** What to do **
Please transcribe the data that follows without the pictures, keeping every word the same.

** Data shown **
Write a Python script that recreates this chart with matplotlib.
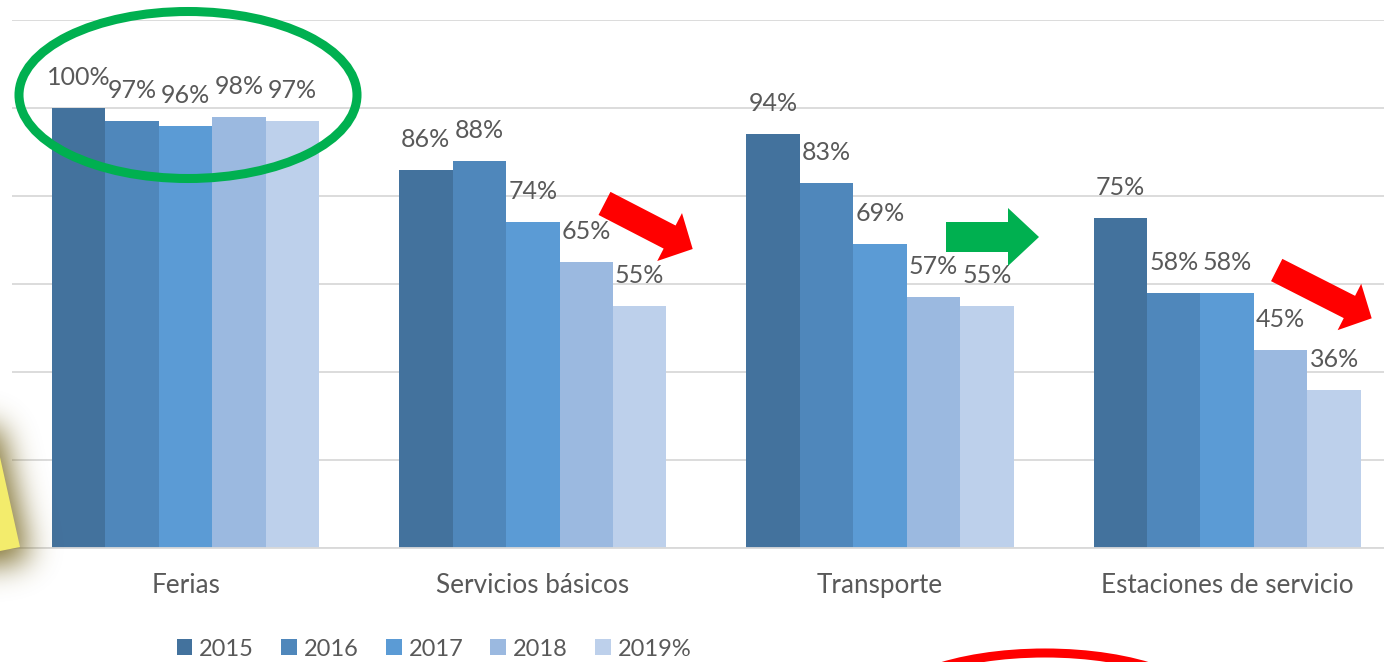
import numpy as np
import matplotlib
matplotlib.use("Agg")
import matplotlib.pyplot as plt
from matplotlib.patches import Ellipse, Polygon, Patch
from matplotlib.path import Path

# ---------------- data ----------------
categories = ["Ferias", "Servicios básicos", "Transporte", "Estaciones de servicio"]
series_names = ["2015", "2016", "2017", "2018", "2019%"]
v2015 = [100, 86, 94, 75]
v2016 = [97, 88, 83, 58]
v2017 = [96, 74, 69, 58]
v2018 = [98, 65, 57, 45]
v2019 = [97, 55, 55, 36]
series_values = [v2015, v2016, v2017, v2018, v2019]
colors = ["#43729d", "#4f87bb", "#5b9bd5", "#9bb9e0", "#bdd0eb"]
yticks = [0, 20, 40, 60, 80, 100, 120]

W, H = 1384, 662
FONT = ["Lato", "DejaVu Sans"]
TXT = "#595959"
plt.rcParams["font.family"] = FONT

fig = plt.figure(figsize=(W / 100, H / 100), dpi=100)
fig.patch.set_facecolor("white")

ax_left, ax_right, ax_top, ax_bot = 12, 1384, 20, 548
ax = fig.add_axes([ax_left / W, 1 - ax_bot / H, (ax_right - ax_left) / W, (ax_bot - ax_top) / H])
ax.set_facecolor("none")

cat_px = 347.2
ax.set_xlim(-0.5, -0.5 + (ax_right - ax_left) / cat_px)
ax.set_ylim(0, 120)

bw = 0.154
x = np.arange(len(categories))
bars = []
for j, (vals, c) in enumerate(zip(series_values, colors)):
    pos = x + (j - 2) * bw
    b = ax.bar(pos, vals, width=bw, color=c, edgecolor="none", zorder=2)
    bars.append(b)
    for px_, v in zip(pos, vals):
        ax.annotate(f"{v}%", (px_, v), xytext=(0, 22), textcoords="offset points",
                    ha="center", va="center", fontsize=18, color=TXT, zorder=4)

ax.set_yticks(yticks)
ax.yaxis.grid(True, color="#d9d9d9", linewidth=1.3, zorder=0)
ax.set_axisbelow(True)
ax.tick_params(axis="y", length=0, labelleft=False)
ax.set_xticks(x)
ax.set_xticklabels(categories, fontsize=18.8, color=TXT)
ax.tick_params(axis="x", length=0, pad=18)
for s in ["top", "right", "left"]:
    ax.spines[s].set_visible(False)
ax.spines["bottom"].set_color("#d9d9d9")
ax.spines["bottom"].set_linewidth(1.3)

# legend
handles = [Patch(facecolor=c, edgecolor="none") for c in colors]
fig.legend(handles, series_names, loc="center", bbox_to_anchor=(434 / W, 1 - 649 / H),
           ncol=5, frameon=False, fontsize=17, handlelength=0.66, handleheight=0.66,
           handletextpad=0.3, columnspacing=1.15, borderpad=0, labelcolor=TXT)

# ---------------- annotations (decorations) ----------------
def f(px, py):
    return (px / W, 1 - py / H)

def block_arrow(T, P, sw, hw, hl, color):
    T = np.array(T, float); P = np.array(P, float)
    d = (P - T) / np.linalg.norm(P - T)
    n = np.array([-d[1], d[0]])
    B = P - d * hl
    pts = [T + n * sw / 2, B + n * sw / 2, B + n * hw / 2, P, B - n * hw / 2, B - n * sw / 2, T - n * sw / 2]
    poly = Polygon([f(*p) for p in pts], closed=True, facecolor=color, edgecolor="none",
                   transform=fig.transFigure, zorder=10)
    fig.add_artist(poly)

block_arrow((604.5, 203.4), (692.7, 249), 26, 54, 26, "#ff0000")
block_arrow((946, 237), (1039, 237), 30, 58, 31, "#00b050")
block_arrow((1276.7, 270), (1371.7, 318.3), 25, 52, 25, "#ff0000")

fig.add_artist(Ellipse(f(188, 95), 338 / W, 167 / H, facecolor="none", edgecolor="#00b050",
                       linewidth=6.5, transform=fig.transFigure, zorder=10))
fig.add_artist(Ellipse(f(1045, 715), 330 / W, 124 / H, facecolor="none", edgecolor="#ff0000",
                       linewidth=6.5, transform=fig.transFigure, zorder=10))

# sticky note with soft shadow (raster in pixel space)
note_poly = [(20, 547), (-45, 255), (-300, 280), (-300, 600), (0, 551)]
y0, y1, x1 = 250, 662, 140
yy, xx = np.mgrid[y0:y1, 0:x1]
pts = np.column_stack([xx.ravel() + 0.5, yy.ravel() + 0.5])
shadow_poly = [(px + 10, py + 12) for px, py in note_poly]
mask = Path(shadow_poly).contains_points(pts).reshape(yy.shape).astype(float)
sig = 15
k = np.exp(-0.5 * (np.arange(-3 * sig, 3 * sig + 1) / sig) ** 2)
k /= k.sum()
pad = 3 * sig
m = np.pad(mask, pad, mode="edge")
m = np.apply_along_axis(lambda r: np.convolve(r, k, mode="same"), 0, m)
m = np.apply_along_axis(lambda r: np.convolve(r, k, mode="same"), 1, m)
m = m[pad:-pad, pad:-pad]
rgba = np.zeros(yy.shape + (4,))
rgba[..., 0] = 115 / 255
rgba[..., 1] = 98 / 255
rgba[..., 2] = 25 / 255
rgba[..., 3] = np.clip(m * 0.9, 0, 1)
fig.figimage(rgba, xo=0, yo=H - y1, origin="upper", zorder=8)
fig.add_artist(Polygon([f(*p) for p in note_poly], closed=True, facecolor="#f3ec6c",
                       edgecolor="none", transform=fig.transFigure, zorder=9))

fig.savefig("out.png", dpi=100, facecolor="white")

** Written answer **
Write a Python script that recreates this chart with matplotlib.
import numpy as np
import matplotlib
matplotlib.use("Agg")
import matplotlib.pyplot as plt
from matplotlib.patches import Ellipse, Polygon, Patch
from matplotlib.path import Path

# ---------------- data ----------------
categories = ["Ferias", "Servicios básicos", "Transporte", "Estaciones de servicio"]
series_names = ["2015", "2016", "2017", "2018", "2019%"]
v2015 = [100, 86, 94, 75]
v2016 = [97, 88, 83, 58]
v2017 = [96, 74, 69, 58]
v2018 = [98, 65, 57, 45]
v2019 = [97, 55, 55, 36]
series_values = [v2015, v2016, v2017, v2018, v2019]
colors = ["#43729d", "#4f87bb", "#5b9bd5", "#9bb9e0", "#bdd0eb"]
yticks = [0, 20, 40, 60, 80, 100, 120]

W, H = 1384, 662
FONT = ["Lato", "DejaVu Sans"]
TXT = "#595959"
plt.rcParams["font.family"] = FONT

fig = plt.figure(figsize=(W / 100, H / 100), dpi=100)
fig.patch.set_facecolor("white")

ax_left, ax_right, ax_top, ax_bot = 12, 1384, 20, 548
ax = fig.add_axes([ax_left / W, 1 - ax_bot / H, (ax_right - ax_left) / W, (ax_bot - ax_top) / H])
ax.set_facecolor("none")

cat_px = 347.2
ax.set_xlim(-0.5, -0.5 + (ax_right - ax_left) / cat_px)
ax.set_ylim(0, 120)

bw = 0.154
x = np.arange(len(categories))
bars = []
for j, (vals, c) in enumerate(zip(series_values, colors)):
    pos = x + (j - 2) * bw
    b = ax.bar(pos, vals, width=bw, color=c, edgecolor="none", zorder=2)
    bars.append(b)
    for px_, v in zip(pos, vals):
        ax.annotate(f"{v}%", (px_, v), xytext=(0, 22), textcoords="offset points",
                    ha="center", va="center", fontsize=18, color=TXT, zorder=4)

ax.set_yticks(yticks)
ax.yaxis.grid(True, color="#d9d9d9", linewidth=1.3, zorder=0)
ax.set_axisbelow(True)
ax.tick_params(axis="y", length=0, labelleft=False)
ax.set_xticks(x)
ax.set_xticklabels(categories, fontsize=18.8, color=TXT)
ax.tick_params(axis="x", length=0, pad=18)
for s in ["top", "right", "left"]:
    ax.spines[s].set_visible(False)
ax.spines["bottom"].set_color("#d9d9d9")
ax.spines["bottom"].set_linewidth(1.3)

# legend
handles = [Patch(facecolor=c, edgecolor="none") for c in colors]
fig.legend(handles, series_names, loc="center", bbox_to_anchor=(434 / W, 1 - 649 / H),
           ncol=5, frameon=False, fontsize=17, handlelength=0.66, handleheight=0.66,
           handletextpad=0.3, columnspacing=1.15, borderpad=0, labelcolor=TXT)

# ---------------- annotations (decorations) ----------------
def f(px, py):
    return (px / W, 1 - py / H)

def block_arrow(T, P, sw, hw, hl, color):
    T = np.array(T, float); P = np.array(P, float)
    d = (P - T) / np.linalg.norm(P - T)
    n = np.array([-d[1], d[0]])
    B = P - d * hl
    pts = [T + n * sw / 2, B + n * sw / 2, B + n * hw / 2, P, B - n * hw / 2, B - n * sw / 2, T - n * sw / 2]
    poly = Polygon([f(*p) for p in pts], closed=True, facecolor=color, edgecolor="none",
                   transform=fig.transFigure, zorder=10)
    fig.add_artist(poly)

block_arrow((604.5, 203.4), (692.7, 249), 26, 54, 26, "#ff0000")
block_arrow((946, 237), (1039, 237), 30, 58, 31, "#00b050")
block_arrow((1276.7, 270), (1371.7, 318.3), 25, 52, 25, "#ff0000")

fig.add_artist(Ellipse(f(188, 95), 338 / W, 167 / H, facecolor="none", edgecolor="#00b050",
                       linewidth=6.5, transform=fig.transFigure, zorder=10))
fig.add_artist(Ellipse(f(1045, 715), 330 / W, 124 / H, facecolor="none", edgecolor="#ff0000",
                       linewidth=6.5, transform=fig.transFigure, zorder=10))

# sticky note with soft shadow (raster in pixel space)
note_poly = [(20, 547), (-45, 255), (-300, 280), (-300, 600), (0, 551)]
y0, y1, x1 = 250, 662, 140
yy, xx = np.mgrid[y0:y1, 0:x1]
pts = np.column_stack([xx.ravel() + 0.5, yy.ravel() + 0.5])
shadow_poly = [(px + 10, py + 12) for px, py in note_poly]
mask = Path(shadow_poly).contains_points(pts).reshape(yy.shape).astype(float)
sig = 15
k = np.exp(-0.5 * (np.arange(-3 * sig, 3 * sig + 1) / sig) ** 2)
k /= k.sum()
pad = 3 * sig
m = np.pad(mask, pad, mode="edge")
m = np.apply_along_axis(lambda r: np.convolve(r, k, mode="same"), 0, m)
m = np.apply_along_axis(lambda r: np.convolve(r, k, mode="same"), 1, m)
m = m[pad:-pad, pad:-pad]
rgba = np.zeros(yy.shape + (4,))
rgba[..., 0] = 115 / 255
rgba[..., 1] = 98 / 255
rgba[..., 2] = 25 / 255
rgba[..., 3] = np.clip(m * 0.9, 0, 1)
fig.figimage(rgba, xo=0, yo=H - y1, origin="upper", zorder=8)
fig.add_artist(Polygon([f(*p) for p in note_poly], closed=True, facecolor="#f3ec6c",
                       edgecolor="none", transform=fig.transFigure, zorder=9))

fig.savefig("out.png", dpi=100, facecolor="white")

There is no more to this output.